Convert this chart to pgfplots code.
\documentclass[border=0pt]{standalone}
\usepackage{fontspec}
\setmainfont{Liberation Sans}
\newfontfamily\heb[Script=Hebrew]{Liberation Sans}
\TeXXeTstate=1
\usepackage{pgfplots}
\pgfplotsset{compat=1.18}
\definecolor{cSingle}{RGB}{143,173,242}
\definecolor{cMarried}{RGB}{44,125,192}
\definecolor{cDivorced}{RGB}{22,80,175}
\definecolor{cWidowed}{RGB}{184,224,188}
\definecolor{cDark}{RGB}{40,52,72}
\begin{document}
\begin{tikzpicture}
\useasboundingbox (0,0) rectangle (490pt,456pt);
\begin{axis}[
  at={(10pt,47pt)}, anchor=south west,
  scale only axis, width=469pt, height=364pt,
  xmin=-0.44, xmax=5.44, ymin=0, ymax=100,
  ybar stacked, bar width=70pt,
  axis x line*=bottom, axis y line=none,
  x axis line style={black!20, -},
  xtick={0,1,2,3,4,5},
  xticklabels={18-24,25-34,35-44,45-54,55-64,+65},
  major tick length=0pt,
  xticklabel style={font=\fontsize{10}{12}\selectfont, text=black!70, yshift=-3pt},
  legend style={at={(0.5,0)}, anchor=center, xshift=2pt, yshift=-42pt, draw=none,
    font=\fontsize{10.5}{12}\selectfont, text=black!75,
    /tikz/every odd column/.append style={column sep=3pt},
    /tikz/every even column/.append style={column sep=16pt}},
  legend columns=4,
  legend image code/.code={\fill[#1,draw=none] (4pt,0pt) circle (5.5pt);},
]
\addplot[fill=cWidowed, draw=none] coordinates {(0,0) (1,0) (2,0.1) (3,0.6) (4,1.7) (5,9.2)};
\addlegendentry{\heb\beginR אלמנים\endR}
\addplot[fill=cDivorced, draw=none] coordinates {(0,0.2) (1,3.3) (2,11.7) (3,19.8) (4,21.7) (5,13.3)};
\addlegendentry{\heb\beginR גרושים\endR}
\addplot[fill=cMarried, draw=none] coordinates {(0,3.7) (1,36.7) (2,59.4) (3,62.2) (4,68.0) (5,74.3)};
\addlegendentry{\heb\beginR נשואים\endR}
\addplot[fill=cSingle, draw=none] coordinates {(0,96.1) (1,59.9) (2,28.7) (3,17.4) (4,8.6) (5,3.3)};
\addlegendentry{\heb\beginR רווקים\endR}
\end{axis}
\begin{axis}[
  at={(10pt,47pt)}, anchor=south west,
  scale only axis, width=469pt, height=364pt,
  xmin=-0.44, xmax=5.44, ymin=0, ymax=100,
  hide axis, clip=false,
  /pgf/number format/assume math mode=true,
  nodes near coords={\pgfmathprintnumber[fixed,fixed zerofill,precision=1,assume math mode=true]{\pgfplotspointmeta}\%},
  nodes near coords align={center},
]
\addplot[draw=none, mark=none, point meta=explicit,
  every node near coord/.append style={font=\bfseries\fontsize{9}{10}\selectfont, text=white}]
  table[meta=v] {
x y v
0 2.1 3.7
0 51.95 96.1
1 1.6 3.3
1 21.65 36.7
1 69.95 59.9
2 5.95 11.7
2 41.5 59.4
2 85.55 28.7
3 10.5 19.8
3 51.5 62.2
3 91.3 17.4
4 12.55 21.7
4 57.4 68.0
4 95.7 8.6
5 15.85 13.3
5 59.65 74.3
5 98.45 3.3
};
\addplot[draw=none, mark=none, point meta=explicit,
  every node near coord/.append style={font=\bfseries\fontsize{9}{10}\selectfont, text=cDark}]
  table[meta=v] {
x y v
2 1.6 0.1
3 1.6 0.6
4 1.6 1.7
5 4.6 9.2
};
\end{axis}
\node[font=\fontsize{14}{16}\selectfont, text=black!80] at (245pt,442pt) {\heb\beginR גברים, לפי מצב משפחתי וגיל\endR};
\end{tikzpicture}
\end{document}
##############################
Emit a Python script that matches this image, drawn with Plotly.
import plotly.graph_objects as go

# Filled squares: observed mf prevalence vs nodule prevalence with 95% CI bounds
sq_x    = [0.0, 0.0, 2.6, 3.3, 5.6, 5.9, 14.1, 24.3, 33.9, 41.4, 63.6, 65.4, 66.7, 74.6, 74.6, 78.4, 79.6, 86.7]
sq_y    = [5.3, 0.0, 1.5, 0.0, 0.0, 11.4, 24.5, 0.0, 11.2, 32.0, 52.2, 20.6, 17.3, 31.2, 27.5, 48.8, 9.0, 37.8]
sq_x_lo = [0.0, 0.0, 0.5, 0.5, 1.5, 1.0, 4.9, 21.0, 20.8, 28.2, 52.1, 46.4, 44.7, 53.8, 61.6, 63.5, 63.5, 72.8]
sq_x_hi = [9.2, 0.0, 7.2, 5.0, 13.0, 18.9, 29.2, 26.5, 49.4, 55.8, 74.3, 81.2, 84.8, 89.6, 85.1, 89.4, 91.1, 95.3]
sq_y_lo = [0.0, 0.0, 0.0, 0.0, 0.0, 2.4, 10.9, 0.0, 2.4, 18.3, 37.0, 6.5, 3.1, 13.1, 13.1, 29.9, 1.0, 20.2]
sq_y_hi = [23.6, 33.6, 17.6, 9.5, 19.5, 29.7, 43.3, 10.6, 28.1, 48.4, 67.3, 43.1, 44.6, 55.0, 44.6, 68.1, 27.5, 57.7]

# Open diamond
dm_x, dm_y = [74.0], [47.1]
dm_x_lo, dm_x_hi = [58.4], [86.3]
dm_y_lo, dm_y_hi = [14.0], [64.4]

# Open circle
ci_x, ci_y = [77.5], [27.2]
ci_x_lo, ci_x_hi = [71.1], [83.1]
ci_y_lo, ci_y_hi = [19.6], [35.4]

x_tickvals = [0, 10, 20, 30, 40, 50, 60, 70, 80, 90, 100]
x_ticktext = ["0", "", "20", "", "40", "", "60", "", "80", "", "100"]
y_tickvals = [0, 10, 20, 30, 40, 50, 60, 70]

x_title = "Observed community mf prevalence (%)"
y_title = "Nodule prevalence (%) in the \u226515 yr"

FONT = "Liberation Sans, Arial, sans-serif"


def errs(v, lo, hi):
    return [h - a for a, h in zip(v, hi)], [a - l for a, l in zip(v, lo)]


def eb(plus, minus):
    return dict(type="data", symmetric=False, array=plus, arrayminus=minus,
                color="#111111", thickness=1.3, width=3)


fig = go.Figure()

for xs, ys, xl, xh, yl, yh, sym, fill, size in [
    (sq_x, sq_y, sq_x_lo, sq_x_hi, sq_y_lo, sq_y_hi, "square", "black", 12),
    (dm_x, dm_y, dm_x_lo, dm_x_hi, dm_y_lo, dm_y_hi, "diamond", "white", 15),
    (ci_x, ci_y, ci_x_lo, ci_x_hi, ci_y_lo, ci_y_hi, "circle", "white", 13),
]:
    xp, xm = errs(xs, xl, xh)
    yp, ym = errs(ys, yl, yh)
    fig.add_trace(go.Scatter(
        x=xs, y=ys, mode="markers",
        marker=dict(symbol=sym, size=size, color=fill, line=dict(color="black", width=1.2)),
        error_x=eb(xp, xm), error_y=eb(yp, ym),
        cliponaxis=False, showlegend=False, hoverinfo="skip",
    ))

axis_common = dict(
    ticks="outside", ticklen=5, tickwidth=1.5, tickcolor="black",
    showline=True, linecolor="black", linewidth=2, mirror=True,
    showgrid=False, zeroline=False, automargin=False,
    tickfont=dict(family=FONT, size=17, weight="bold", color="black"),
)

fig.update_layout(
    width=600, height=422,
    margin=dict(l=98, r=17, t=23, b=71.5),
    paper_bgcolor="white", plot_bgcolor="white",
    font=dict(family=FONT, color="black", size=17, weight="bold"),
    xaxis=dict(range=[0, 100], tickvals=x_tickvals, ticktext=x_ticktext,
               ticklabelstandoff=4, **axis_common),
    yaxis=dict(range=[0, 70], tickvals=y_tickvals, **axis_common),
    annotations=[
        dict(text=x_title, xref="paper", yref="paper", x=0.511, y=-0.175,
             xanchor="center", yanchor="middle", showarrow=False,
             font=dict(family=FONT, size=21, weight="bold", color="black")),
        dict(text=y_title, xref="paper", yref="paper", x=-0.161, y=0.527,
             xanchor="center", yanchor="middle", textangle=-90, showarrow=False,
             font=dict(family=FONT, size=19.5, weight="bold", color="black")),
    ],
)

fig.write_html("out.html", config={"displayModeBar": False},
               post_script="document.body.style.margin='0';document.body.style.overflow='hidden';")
##############################
- _Problem to work on_
For each line in the data above that contains the string "with", extract the line.

- _The completed task_
Emit a Python script that matches this image, drawn with Plotly.
# Filled squares: observed mf prevalence vs nodule prevalence with 95% CI bounds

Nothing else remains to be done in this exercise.